En tercer lugar, habría que diseñar un nuevo sistema de codecisión para ejercer las competencias compartidas que supere el funcionamiento actual de las Conferencias Sectoriales, en las que el ejecutivo central tiene la capacidad de iniciativa y en las que no existen reglas explícitas de votación para llegar a acuerdos, salvo que se produzca unanimidad por parte de los gobiernos regionales, lo que resulta muy costoso y difícil en términos de toma de decisiones entre administraciones con objetivos muchas veces diferentes.
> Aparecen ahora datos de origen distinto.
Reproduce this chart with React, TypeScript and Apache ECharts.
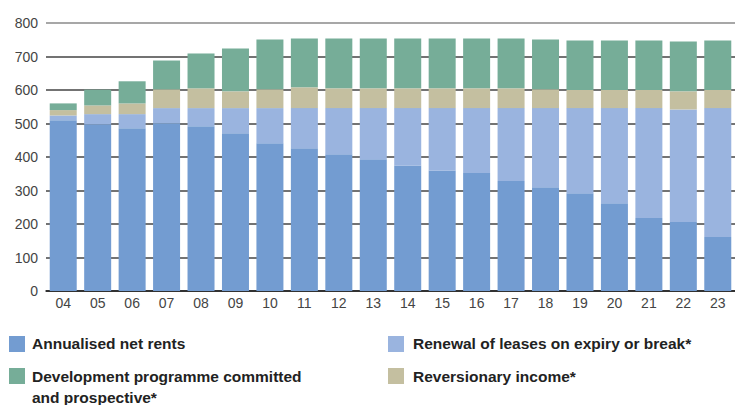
import React, { useEffect, useRef } from "react";
import * as echarts from "echarts";

const years = ["04","05","06","07","08","09","10","11","12","13","14","15","16","17","18","19","20","21","22","23"];
const netRents = [510,498,486,501,492,471,441,426,408,393,375,360,352,328,310,292,262,218,206,161];
const renewal = [14,30,42,45,54,75,105,120,138,153,171,186,194,218,236,254,284,328,336,385];
const reversionary = [16,26,32,56,59,50,56,62,59,59,59,59,59,59,56,54,54,54,54,54];
const development = [20,47,66,86,104,128,149,146,149,149,149,149,149,149,149,148,148,148,149,148];
const yTicks = [0,100,200,300,400,500,600,700,800];

const seriesNames = [
  "Annualised net rents",
  "Renewal of leases on expiry or break*",
  "Reversionary income*",
  "Development programme committed and prospective*",
];
const colors = ["#739cd1", "#9ab4df", "#c4bfa0", "#76ad98"];

export default function App() {
  const ref = useRef<HTMLDivElement>(null);
  useEffect(() => {
    if (!ref.current) return;
    const chart = echarts.init(ref.current, null, { renderer: "svg" });
    const datasets = [netRents, renewal, reversionary, development];
    const legendFont = "bold 15.5px 'Liberation Sans', Arial, sans-serif";
    const txt = (x: number, y: number, text: string) => ({
      type: "text",
      x,
      y,
      style: { text, font: legendFont, fill: "#222", textVerticalAlign: "middle" },
    });
    const sq = (x: number, y: number, color: string) => ({
      type: "rect",
      shape: { x, y, width: 16, height: 16 },
      style: { fill: color },
    });
    chart.setOption({
      animation: false,
      grid: { left: 46, right: 0, top: 23, bottom: 114 },
      xAxis: {
        type: "category",
        data: years,
        axisTick: { show: false },
        axisLine: { show: true, lineStyle: { color: "#222", width: 1.5 } },
        axisLabel: { color: "#444", fontSize: 14, fontFamily: "'Liberation Sans', Arial, sans-serif", margin: 5 },
      },
      yAxis: {
        type: "value",
        min: 0,
        max: 800,
        interval: 100,
        axisLine: { show: false },
        axisTick: { show: false },
        axisLabel: {
          color: "#444",
          fontSize: 14,
          fontFamily: "'Liberation Sans', Arial, sans-serif",
          margin: 8,
          formatter: (v: number) => (yTicks.includes(v) ? String(v) : ""),
        },
        splitLine: {
          show: true,
          lineStyle: {
            width: 1.5,
            color: ["#333", "#444", "#444", "#444", "#444", "#444", "#444", "#444", "#8a8a8a"],
          },
        },
      },
      series: datasets.map((d, i) => ({
        name: seriesNames[i],
        type: "bar",
        stack: "total",
        data: d,
        barWidth: 27,
        itemStyle: { color: colors[i] },
      })),
      graphic: [
        sq(9, 336, colors[0]),
        txt(32, 343, seriesNames[0]),
        sq(9, 368, colors[3]),
        txt(32, 376, "Development programme committed"),
        txt(32, 397, "and prospective*"),
        sq(388, 336, colors[1]),
        txt(413, 343, seriesNames[1]),
        sq(388, 368, colors[2]),
        txt(413, 376, seriesNames[2]),
      ],
    });
    return () => chart.dispose();
  }, []);
  return (
    <div
      ref={ref}
      style={{ position: "fixed", left: 0, top: 0, width: 735, height: 405, background: "#fff" }}
    />
  );
}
El diseño de unas reglas de votación para ejercer de forma conjunta las competencias compartidas requiere previamente un acuerdo sobre el número de votos que se asigna a cada región y a la administración central. Y en esta materia existen diferentes modelos en el campo del federalismo. Desde aquellos en los que se determina que cada territorio tiene un voto y el gobierno federal los mismos que la suma de los estados federados, hasta aquellos otros en los que el número de votos de cada miembro de la federación es atribuido en función de la población ponderado por otros criterios políticos que garanticen un mínimo de votos para los territorios más pequeños. Esta última opción estaría en línea con el método utilizado en la Unión Europea para asignar los votos a los Estados miembros.

Además de la asignación del número de votos el proceso de codecisión requiere un acuerdo en los procedimientos de votación. Habría que determinar en qué materias se precisa la mayoría simple, en cuales la mayoría cualificada o reforzada y si se puede dar o no una minoría de bloqueo. Incluso habría que ver si hay que establecer en algún caso la unanimidad como requisito para alguna cuestión.

Probablemente el listado de asuntos enunciados en los párrafos anteriores podría ser ampliado y sobre el mismo tener posturas muy diferentes, pero en todo caso los problemas que actualmente presenta el Estado de las autonomías -que reitero van más allá de los problemas ligados a la cuestión catalana- requieren que se abandonen los nominalismos y se ofrezcan propuestas concretas por parte de los diferentes partidos que sirvan de base para una discusión que propicie un gran acuerdo político.

España ha llegado tarde a la construcción del Estado de Bienestar, ya que el proceso que se abrió con la Segunda República en el campo de las políticas sociales fue abortado por un golpe de estado y cuarenta años de dictadura, mientras que nuestros vecinos europeos se dedicaban a diseñar las políticas y los servicios para combatir a los cinco males que aquejaban a sus sociedades: la Necesidad, la Enfermedad, la Ignorancia, la Miseria y la Pereza. Con variantes y opciones políticas diversas, algunos países de nuestro entorno han desarrollado un Estado de Bienestar cuya protección va desde "la cuna a la tumba". A pesar de los grandes avances realizados, España se encuentra a la cola en el porcentaje de gasto en protección social con respecto al Producto Interior Bruto dentro del ranking de los quince Estados miembros anteriores a la ampliación al Este.

Frente a ello, un Estado de las autonomías que genere un Estado de Bienestar con diferencias regionales no puede ser considerado el mejor camino para garantizar la igualdad entre los ciudadanos españoles. Y hay que decir claramente que mayores cotas de autogobierno regional llevan ineludiblemente a mayores diferencias en los servicios públicos que se prestan a los ciudadanos: las diferencias en los catálogos de prestaciones sanitarias, la importancia y calidad de la educación pública, la existencia de una renta mínima garantizada son claros ejemplos de la forma de ejercer la autonomía en nuestro país y que determinan políticas sociales cada vez más diferenciadas.

En 1933, Indalecio Prieto señalaba que lo que más echaba de menos en su labor de gobernante era no conocer de modo suficiente a España, por haberla visto solamente a través de las neblinas de los paisajes norteños. Hoy necesitamos volver a conocer a una España, que lejos del patriotismo de banderita, sea un proyecto de integración solidaria de sus nacionalidades y regiones que refuerce su papel a desarrollar en Europa y en el mundo.